● What you should do
Exactly the lines from the start of the data below through the line that contains "var phiMin = phiMax - nBins * binW;" are to be copied, with pictures left out.

┄┄┄┄┄┄

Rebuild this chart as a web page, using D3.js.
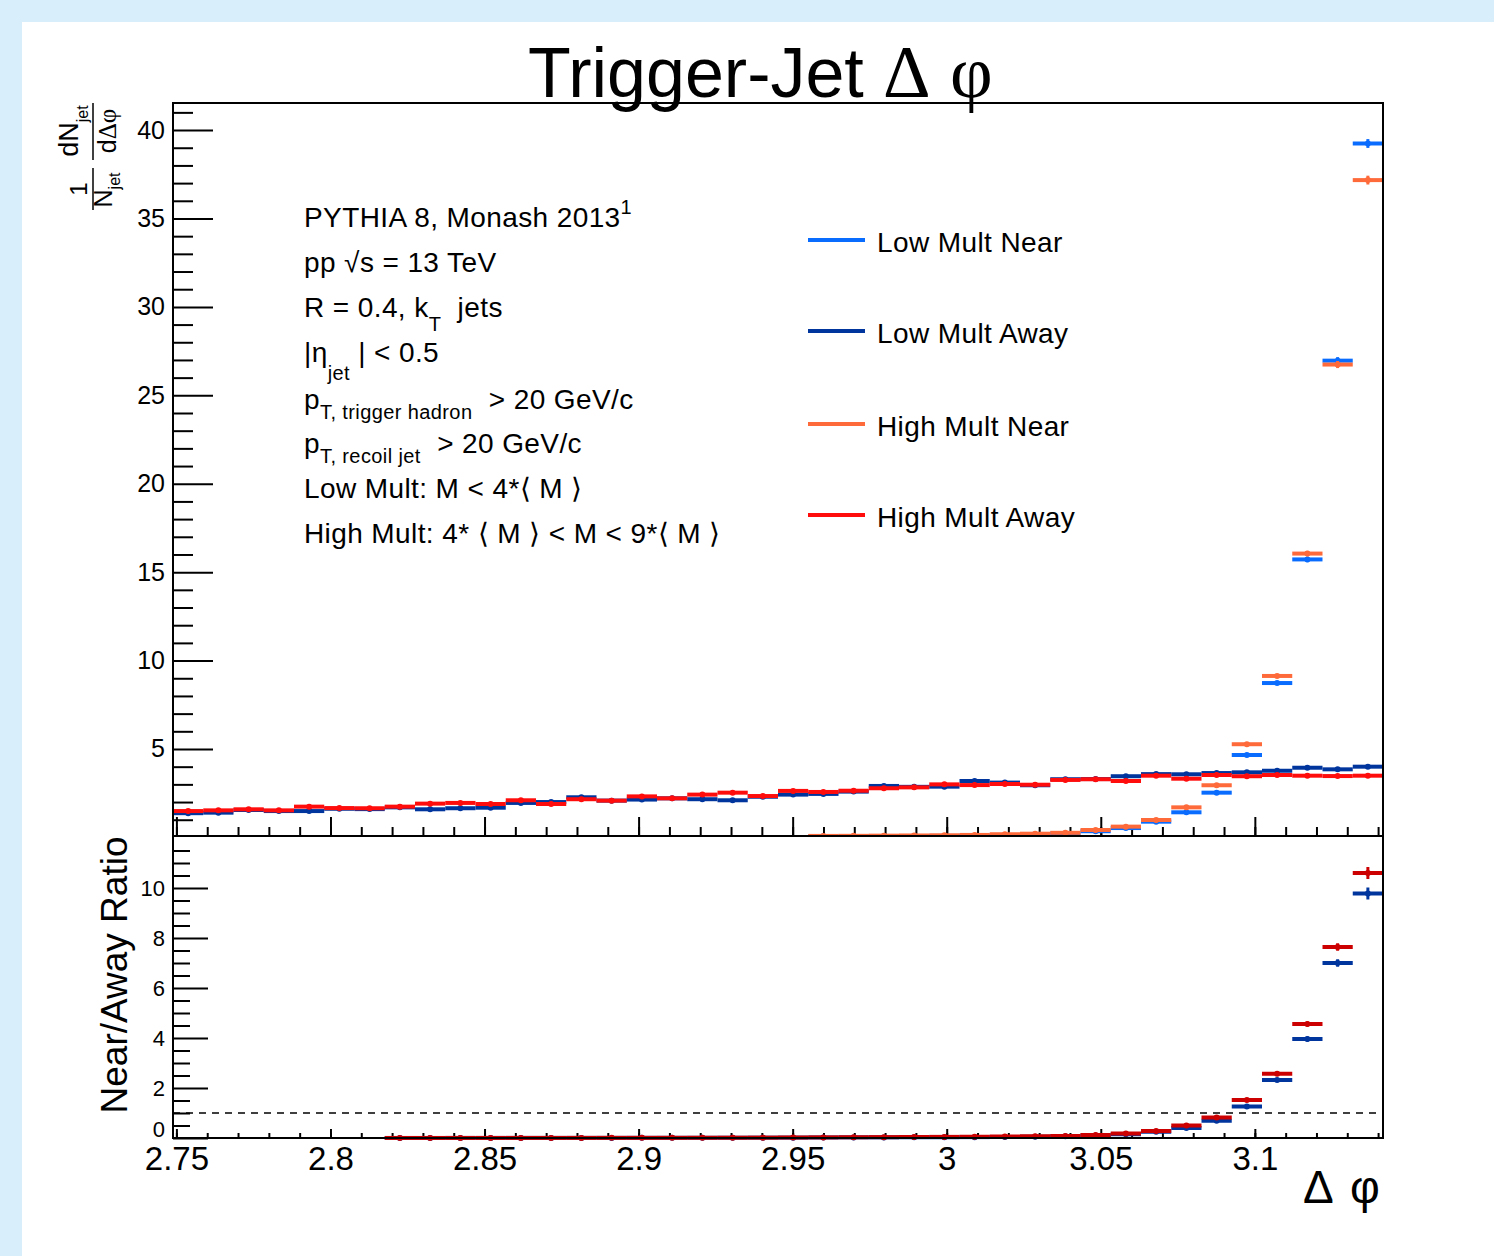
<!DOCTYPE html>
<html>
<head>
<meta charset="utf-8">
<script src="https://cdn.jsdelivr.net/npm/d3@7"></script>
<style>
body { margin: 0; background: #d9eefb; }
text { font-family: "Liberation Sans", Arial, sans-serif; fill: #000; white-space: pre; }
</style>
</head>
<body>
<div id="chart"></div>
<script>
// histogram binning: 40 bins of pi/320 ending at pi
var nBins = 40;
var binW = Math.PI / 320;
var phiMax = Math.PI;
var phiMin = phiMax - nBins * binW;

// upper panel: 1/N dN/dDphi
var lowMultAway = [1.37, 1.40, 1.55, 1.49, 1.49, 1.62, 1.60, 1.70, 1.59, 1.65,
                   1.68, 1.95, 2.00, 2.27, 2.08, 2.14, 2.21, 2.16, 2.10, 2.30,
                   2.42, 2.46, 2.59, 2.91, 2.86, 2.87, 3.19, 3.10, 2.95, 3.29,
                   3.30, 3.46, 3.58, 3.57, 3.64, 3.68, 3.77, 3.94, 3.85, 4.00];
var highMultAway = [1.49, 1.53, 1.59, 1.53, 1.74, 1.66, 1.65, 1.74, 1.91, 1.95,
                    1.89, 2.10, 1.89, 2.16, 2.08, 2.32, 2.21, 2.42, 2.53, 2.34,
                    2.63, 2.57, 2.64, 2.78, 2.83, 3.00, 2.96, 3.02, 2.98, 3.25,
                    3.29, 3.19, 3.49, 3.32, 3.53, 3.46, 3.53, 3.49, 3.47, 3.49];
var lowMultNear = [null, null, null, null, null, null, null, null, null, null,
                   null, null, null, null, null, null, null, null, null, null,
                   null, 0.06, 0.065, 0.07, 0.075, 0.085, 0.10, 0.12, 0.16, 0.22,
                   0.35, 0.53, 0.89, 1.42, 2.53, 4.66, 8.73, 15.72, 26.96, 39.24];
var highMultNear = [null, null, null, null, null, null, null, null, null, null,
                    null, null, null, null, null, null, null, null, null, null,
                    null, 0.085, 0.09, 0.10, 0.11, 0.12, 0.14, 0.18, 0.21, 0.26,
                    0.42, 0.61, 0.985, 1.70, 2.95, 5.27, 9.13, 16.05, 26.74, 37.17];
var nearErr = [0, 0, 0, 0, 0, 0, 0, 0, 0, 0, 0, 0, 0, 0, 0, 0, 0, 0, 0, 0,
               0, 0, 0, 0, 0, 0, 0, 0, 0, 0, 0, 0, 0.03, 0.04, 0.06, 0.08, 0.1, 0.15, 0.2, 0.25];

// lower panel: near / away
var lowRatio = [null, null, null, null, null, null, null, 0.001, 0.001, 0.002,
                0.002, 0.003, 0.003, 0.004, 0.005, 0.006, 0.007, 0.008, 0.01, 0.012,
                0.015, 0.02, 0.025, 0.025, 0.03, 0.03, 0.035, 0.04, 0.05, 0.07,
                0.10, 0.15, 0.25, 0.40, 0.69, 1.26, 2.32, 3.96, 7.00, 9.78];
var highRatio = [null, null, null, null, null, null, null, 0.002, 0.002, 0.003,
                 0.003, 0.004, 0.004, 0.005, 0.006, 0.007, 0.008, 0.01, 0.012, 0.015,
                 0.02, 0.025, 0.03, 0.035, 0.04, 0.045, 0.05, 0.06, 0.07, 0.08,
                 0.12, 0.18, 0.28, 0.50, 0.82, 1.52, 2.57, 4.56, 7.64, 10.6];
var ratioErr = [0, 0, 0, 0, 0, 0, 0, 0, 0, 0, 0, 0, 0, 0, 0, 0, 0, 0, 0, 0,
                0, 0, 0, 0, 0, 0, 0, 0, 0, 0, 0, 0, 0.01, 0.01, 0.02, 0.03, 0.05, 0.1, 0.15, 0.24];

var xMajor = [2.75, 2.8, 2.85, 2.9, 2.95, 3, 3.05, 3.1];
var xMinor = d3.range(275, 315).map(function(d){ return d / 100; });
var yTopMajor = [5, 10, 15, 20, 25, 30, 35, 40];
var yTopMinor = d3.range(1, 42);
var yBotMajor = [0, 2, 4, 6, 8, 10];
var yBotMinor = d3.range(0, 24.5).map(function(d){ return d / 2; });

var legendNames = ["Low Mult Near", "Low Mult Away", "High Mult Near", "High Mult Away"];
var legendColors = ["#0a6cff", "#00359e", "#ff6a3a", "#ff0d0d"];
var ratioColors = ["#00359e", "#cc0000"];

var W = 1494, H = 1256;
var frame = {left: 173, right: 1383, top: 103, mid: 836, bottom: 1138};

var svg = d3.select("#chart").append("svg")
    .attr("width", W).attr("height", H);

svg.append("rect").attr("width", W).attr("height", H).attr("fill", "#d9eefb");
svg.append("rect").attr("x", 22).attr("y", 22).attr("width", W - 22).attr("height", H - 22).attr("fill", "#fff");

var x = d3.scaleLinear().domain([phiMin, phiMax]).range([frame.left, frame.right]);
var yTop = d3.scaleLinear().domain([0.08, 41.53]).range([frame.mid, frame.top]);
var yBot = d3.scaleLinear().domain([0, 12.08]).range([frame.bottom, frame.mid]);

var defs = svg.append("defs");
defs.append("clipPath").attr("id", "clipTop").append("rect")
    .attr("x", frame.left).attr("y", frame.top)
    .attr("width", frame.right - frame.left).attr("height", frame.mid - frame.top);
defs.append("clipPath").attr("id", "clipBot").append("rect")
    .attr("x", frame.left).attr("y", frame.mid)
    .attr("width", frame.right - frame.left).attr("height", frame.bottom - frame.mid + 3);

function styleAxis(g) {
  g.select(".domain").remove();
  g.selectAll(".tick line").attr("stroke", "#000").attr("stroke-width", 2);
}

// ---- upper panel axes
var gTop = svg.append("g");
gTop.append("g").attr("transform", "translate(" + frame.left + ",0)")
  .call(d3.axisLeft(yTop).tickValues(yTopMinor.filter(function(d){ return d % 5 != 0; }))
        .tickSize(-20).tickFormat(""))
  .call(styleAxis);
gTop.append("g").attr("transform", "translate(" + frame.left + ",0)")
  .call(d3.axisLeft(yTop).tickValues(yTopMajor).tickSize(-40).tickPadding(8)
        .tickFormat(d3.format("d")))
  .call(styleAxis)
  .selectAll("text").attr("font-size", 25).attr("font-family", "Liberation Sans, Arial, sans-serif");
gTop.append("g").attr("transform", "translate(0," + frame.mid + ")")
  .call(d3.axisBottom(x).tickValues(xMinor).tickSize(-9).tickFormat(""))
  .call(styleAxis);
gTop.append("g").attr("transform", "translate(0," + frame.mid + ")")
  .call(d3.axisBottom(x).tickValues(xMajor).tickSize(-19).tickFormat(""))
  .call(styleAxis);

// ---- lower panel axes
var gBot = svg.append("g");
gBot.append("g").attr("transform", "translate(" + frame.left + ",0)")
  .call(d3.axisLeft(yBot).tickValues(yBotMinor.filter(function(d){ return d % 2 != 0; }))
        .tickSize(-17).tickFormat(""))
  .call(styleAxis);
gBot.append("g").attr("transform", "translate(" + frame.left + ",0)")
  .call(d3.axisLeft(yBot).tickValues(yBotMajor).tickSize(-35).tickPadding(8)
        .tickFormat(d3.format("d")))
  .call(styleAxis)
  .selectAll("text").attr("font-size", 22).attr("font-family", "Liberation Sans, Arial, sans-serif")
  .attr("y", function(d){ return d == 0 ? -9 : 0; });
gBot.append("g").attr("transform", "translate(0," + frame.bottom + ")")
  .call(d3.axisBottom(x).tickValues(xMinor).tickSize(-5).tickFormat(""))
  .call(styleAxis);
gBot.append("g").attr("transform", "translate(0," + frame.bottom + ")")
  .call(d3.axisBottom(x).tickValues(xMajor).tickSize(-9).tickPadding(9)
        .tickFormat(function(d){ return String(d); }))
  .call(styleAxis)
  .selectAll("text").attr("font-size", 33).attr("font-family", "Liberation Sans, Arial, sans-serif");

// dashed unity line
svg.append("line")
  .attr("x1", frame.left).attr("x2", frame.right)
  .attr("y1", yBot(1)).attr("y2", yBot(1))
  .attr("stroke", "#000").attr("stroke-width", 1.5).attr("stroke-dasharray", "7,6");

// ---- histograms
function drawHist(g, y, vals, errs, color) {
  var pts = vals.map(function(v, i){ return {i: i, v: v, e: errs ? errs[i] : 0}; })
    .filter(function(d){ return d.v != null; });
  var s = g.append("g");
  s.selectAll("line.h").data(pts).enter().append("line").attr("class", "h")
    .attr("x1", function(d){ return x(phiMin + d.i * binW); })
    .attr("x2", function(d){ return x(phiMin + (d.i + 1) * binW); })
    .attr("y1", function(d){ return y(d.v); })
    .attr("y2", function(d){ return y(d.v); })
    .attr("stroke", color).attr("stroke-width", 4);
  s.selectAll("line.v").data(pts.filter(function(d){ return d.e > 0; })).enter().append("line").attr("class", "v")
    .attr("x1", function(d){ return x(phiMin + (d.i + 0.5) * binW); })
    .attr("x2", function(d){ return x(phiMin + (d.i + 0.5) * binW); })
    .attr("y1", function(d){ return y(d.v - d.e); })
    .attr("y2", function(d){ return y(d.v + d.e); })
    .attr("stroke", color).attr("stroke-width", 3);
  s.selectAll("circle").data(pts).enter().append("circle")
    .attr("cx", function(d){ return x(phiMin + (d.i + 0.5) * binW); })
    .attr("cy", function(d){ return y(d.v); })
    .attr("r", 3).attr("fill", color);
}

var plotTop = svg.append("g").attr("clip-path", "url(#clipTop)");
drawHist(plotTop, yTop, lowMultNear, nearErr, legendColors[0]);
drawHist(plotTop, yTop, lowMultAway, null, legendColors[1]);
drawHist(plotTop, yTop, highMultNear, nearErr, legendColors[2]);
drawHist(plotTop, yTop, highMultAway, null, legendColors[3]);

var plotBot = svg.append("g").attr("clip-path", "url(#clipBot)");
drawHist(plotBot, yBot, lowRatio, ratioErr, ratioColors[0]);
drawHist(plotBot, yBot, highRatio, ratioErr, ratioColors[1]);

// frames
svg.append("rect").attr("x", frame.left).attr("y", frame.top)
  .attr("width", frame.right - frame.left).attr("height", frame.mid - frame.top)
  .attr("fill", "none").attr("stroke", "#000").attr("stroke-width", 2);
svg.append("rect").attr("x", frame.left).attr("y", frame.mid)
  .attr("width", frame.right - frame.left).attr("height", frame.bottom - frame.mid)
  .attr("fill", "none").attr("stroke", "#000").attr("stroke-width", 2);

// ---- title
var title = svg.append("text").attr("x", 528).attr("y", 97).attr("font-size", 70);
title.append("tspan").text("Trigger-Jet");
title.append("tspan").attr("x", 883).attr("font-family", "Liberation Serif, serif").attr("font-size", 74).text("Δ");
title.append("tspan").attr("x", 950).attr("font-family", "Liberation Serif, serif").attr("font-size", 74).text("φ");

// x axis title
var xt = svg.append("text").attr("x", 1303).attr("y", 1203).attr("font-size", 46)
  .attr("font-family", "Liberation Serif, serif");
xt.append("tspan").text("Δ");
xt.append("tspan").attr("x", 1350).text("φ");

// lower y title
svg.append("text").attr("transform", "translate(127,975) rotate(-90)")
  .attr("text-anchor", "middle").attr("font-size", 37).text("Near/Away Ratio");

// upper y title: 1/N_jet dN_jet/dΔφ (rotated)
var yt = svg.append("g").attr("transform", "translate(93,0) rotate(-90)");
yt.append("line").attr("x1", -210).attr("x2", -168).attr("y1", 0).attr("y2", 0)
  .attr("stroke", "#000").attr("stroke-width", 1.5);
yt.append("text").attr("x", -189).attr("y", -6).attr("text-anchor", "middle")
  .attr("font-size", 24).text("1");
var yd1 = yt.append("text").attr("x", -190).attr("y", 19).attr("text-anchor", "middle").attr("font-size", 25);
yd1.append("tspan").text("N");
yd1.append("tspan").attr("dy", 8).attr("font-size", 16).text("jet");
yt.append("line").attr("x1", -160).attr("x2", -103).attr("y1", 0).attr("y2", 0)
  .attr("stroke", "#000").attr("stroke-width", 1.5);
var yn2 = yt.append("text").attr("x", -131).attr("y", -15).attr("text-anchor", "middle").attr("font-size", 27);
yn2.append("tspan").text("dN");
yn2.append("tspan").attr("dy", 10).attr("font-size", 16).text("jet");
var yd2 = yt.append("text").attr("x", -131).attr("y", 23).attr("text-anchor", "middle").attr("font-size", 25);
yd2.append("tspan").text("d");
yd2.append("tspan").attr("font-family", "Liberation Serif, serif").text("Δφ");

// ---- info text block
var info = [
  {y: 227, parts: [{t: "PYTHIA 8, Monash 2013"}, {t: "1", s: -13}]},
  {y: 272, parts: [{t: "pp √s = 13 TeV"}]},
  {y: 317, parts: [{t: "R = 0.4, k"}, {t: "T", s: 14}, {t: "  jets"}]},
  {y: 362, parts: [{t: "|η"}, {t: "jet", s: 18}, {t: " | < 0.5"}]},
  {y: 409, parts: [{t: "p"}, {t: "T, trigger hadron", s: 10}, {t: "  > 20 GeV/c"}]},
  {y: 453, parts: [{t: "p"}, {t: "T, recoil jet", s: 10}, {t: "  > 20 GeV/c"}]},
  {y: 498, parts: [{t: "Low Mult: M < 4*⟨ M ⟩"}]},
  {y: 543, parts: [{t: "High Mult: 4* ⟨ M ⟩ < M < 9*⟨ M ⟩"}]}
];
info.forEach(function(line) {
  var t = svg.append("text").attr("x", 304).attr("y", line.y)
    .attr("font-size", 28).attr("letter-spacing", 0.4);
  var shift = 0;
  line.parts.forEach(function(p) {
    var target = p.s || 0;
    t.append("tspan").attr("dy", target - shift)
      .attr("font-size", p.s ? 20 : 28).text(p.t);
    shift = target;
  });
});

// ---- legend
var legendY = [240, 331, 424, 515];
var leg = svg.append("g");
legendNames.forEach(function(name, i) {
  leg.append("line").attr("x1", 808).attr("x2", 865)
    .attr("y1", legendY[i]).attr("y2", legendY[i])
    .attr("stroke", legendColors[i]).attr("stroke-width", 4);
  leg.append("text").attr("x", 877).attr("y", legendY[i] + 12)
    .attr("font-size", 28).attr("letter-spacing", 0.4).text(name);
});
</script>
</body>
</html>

┄┄┄┄┄┄

● Full answer
Rebuild this chart as a web page, using D3.js.
<!DOCTYPE html>
<html>
<head>
<meta charset="utf-8">
<script src="https://cdn.jsdelivr.net/npm/d3@7"></script>
<style>
body { margin: 0; background: #d9eefb; }
text { font-family: "Liberation Sans", Arial, sans-serif; fill: #000; white-space: pre; }
</style>
</head>
<body>
<div id="chart"></div>
<script>
// histogram binning: 40 bins of pi/320 ending at pi
var nBins = 40;
var binW = Math.PI / 320;
var phiMax = Math.PI;
var phiMin = phiMax - nBins * binW;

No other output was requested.